▸ What you should do: Give back all the data exactly, line by line.
--- BEGIN Dataset extract ---
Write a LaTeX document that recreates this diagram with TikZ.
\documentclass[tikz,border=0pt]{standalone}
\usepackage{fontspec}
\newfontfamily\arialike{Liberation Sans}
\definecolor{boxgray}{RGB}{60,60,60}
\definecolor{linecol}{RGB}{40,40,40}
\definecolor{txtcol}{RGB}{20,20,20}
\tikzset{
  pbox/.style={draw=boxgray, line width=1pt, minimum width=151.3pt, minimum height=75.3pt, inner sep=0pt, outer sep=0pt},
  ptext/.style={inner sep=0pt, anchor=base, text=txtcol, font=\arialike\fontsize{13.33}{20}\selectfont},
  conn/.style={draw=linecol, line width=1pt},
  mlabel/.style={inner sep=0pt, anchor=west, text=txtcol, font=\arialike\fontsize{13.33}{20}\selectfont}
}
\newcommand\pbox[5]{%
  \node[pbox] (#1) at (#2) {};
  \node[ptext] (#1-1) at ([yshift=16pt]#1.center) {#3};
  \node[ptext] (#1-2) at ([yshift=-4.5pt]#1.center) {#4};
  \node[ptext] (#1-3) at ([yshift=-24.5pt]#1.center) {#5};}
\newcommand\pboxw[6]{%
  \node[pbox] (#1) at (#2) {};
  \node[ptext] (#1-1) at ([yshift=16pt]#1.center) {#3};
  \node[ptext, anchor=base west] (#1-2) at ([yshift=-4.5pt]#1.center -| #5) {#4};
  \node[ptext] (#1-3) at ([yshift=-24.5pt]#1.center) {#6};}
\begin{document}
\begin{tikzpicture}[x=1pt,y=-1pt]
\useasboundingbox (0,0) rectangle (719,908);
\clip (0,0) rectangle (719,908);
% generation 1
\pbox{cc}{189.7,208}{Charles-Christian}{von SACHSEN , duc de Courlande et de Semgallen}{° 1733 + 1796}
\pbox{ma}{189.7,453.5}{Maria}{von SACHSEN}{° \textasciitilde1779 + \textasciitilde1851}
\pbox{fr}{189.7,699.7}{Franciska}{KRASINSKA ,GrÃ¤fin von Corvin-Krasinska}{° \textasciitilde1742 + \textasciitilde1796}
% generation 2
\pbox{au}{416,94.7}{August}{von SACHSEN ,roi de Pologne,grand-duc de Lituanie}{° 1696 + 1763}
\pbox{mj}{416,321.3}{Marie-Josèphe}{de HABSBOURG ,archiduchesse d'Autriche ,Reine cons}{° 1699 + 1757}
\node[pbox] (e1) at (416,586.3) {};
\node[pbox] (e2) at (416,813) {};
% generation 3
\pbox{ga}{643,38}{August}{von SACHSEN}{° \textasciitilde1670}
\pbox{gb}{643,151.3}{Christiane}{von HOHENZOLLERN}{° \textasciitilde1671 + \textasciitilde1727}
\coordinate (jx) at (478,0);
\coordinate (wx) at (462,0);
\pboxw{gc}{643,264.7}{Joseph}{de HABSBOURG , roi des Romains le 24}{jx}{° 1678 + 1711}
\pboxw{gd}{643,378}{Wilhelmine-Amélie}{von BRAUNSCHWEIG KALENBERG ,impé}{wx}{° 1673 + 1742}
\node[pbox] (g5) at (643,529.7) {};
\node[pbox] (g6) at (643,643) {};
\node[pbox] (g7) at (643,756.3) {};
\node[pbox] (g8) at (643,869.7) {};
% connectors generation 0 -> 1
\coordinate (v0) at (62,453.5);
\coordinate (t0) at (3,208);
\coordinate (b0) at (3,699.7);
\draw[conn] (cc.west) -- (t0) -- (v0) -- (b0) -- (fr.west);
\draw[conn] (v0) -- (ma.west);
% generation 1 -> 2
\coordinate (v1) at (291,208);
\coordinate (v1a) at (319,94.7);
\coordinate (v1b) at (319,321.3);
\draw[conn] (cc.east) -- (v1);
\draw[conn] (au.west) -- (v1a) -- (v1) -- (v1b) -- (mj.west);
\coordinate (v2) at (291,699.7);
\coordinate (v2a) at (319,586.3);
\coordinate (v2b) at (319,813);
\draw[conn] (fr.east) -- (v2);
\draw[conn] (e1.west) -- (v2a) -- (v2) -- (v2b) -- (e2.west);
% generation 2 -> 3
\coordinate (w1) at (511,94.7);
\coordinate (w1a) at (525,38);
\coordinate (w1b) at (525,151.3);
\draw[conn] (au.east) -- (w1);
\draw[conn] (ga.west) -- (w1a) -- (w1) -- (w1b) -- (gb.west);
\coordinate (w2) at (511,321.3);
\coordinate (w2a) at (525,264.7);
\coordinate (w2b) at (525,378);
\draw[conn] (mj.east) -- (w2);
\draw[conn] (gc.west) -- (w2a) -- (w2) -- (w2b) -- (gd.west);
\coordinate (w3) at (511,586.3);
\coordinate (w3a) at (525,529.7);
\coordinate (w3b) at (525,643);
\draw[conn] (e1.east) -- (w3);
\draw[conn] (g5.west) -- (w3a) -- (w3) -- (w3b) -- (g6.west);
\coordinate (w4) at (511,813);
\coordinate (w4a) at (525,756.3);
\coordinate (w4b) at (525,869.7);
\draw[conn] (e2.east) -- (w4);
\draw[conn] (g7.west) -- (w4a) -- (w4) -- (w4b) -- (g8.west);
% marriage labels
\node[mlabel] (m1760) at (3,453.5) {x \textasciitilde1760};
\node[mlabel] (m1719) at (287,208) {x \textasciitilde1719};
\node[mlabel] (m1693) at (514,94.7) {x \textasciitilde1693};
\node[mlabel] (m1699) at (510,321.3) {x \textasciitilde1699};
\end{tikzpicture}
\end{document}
--- END Dataset extract ---
▸ Exercise response:
Write a LaTeX document that recreates this diagram with TikZ.
\documentclass[tikz,border=0pt]{standalone}
\usepackage{fontspec}
\newfontfamily\arialike{Liberation Sans}
\definecolor{boxgray}{RGB}{60,60,60}
\definecolor{linecol}{RGB}{40,40,40}
\definecolor{txtcol}{RGB}{20,20,20}
\tikzset{
  pbox/.style={draw=boxgray, line width=1pt, minimum width=151.3pt, minimum height=75.3pt, inner sep=0pt, outer sep=0pt},
  ptext/.style={inner sep=0pt, anchor=base, text=txtcol, font=\arialike\fontsize{13.33}{20}\selectfont},
  conn/.style={draw=linecol, line width=1pt},
  mlabel/.style={inner sep=0pt, anchor=west, text=txtcol, font=\arialike\fontsize{13.33}{20}\selectfont}
}
\newcommand\pbox[5]{%
  \node[pbox] (#1) at (#2) {};
  \node[ptext] (#1-1) at ([yshift=16pt]#1.center) {#3};
  \node[ptext] (#1-2) at ([yshift=-4.5pt]#1.center) {#4};
  \node[ptext] (#1-3) at ([yshift=-24.5pt]#1.center) {#5};}
\newcommand\pboxw[6]{%
  \node[pbox] (#1) at (#2) {};
  \node[ptext] (#1-1) at ([yshift=16pt]#1.center) {#3};
  \node[ptext, anchor=base west] (#1-2) at ([yshift=-4.5pt]#1.center -| #5) {#4};
  \node[ptext] (#1-3) at ([yshift=-24.5pt]#1.center) {#6};}
\begin{document}
\begin{tikzpicture}[x=1pt,y=-1pt]
\useasboundingbox (0,0) rectangle (719,908);
\clip (0,0) rectangle (719,908);
% generation 1
\pbox{cc}{189.7,208}{Charles-Christian}{von SACHSEN , duc de Courlande et de Semgallen}{° 1733 + 1796}
\pbox{ma}{189.7,453.5}{Maria}{von SACHSEN}{° \textasciitilde1779 + \textasciitilde1851}
\pbox{fr}{189.7,699.7}{Franciska}{KRASINSKA ,GrÃ¤fin von Corvin-Krasinska}{° \textasciitilde1742 + \textasciitilde1796}
% generation 2
\pbox{au}{416,94.7}{August}{von SACHSEN ,roi de Pologne,grand-duc de Lituanie}{° 1696 + 1763}
\pbox{mj}{416,321.3}{Marie-Josèphe}{de HABSBOURG ,archiduchesse d'Autriche ,Reine cons}{° 1699 + 1757}
\node[pbox] (e1) at (416,586.3) {};
\node[pbox] (e2) at (416,813) {};
% generation 3
\pbox{ga}{643,38}{August}{von SACHSEN}{° \textasciitilde1670}
\pbox{gb}{643,151.3}{Christiane}{von HOHENZOLLERN}{° \textasciitilde1671 + \textasciitilde1727}
\coordinate (jx) at (478,0);
\coordinate (wx) at (462,0);
\pboxw{gc}{643,264.7}{Joseph}{de HABSBOURG , roi des Romains le 24}{jx}{° 1678 + 1711}
\pboxw{gd}{643,378}{Wilhelmine-Amélie}{von BRAUNSCHWEIG KALENBERG ,impé}{wx}{° 1673 + 1742}
\node[pbox] (g5) at (643,529.7) {};
\node[pbox] (g6) at (643,643) {};
\node[pbox] (g7) at (643,756.3) {};
\node[pbox] (g8) at (643,869.7) {};
% connectors generation 0 -> 1
\coordinate (v0) at (62,453.5);
\coordinate (t0) at (3,208);
\coordinate (b0) at (3,699.7);
\draw[conn] (cc.west) -- (t0) -- (v0) -- (b0) -- (fr.west);
\draw[conn] (v0) -- (ma.west);
% generation 1 -> 2
\coordinate (v1) at (291,208);
\coordinate (v1a) at (319,94.7);
\coordinate (v1b) at (319,321.3);
\draw[conn] (cc.east) -- (v1);
\draw[conn] (au.west) -- (v1a) -- (v1) -- (v1b) -- (mj.west);
\coordinate (v2) at (291,699.7);
\coordinate (v2a) at (319,586.3);
\coordinate (v2b) at (319,813);
\draw[conn] (fr.east) -- (v2);
\draw[conn] (e1.west) -- (v2a) -- (v2) -- (v2b) -- (e2.west);
% generation 2 -> 3
\coordinate (w1) at (511,94.7);
\coordinate (w1a) at (525,38);
\coordinate (w1b) at (525,151.3);
\draw[conn] (au.east) -- (w1);
\draw[conn] (ga.west) -- (w1a) -- (w1) -- (w1b) -- (gb.west);
\coordinate (w2) at (511,321.3);
\coordinate (w2a) at (525,264.7);
\coordinate (w2b) at (525,378);
\draw[conn] (mj.east) -- (w2);
\draw[conn] (gc.west) -- (w2a) -- (w2) -- (w2b) -- (gd.west);
\coordinate (w3) at (511,586.3);
\coordinate (w3a) at (525,529.7);
\coordinate (w3b) at (525,643);
\draw[conn] (e1.east) -- (w3);
\draw[conn] (g5.west) -- (w3a) -- (w3) -- (w3b) -- (g6.west);
\coordinate (w4) at (511,813);
\coordinate (w4a) at (525,756.3);
\coordinate (w4b) at (525,869.7);
\draw[conn] (e2.east) -- (w4);
\draw[conn] (g7.west) -- (w4a) -- (w4) -- (w4b) -- (g8.west);
% marriage labels
\node[mlabel] (m1760) at (3,453.5) {x \textasciitilde1760};
\node[mlabel] (m1719) at (287,208) {x \textasciitilde1719};
\node[mlabel] (m1693) at (514,94.7) {x \textasciitilde1693};
\node[mlabel] (m1699) at (510,321.3) {x \textasciitilde1699};
\end{tikzpicture}
\end{document}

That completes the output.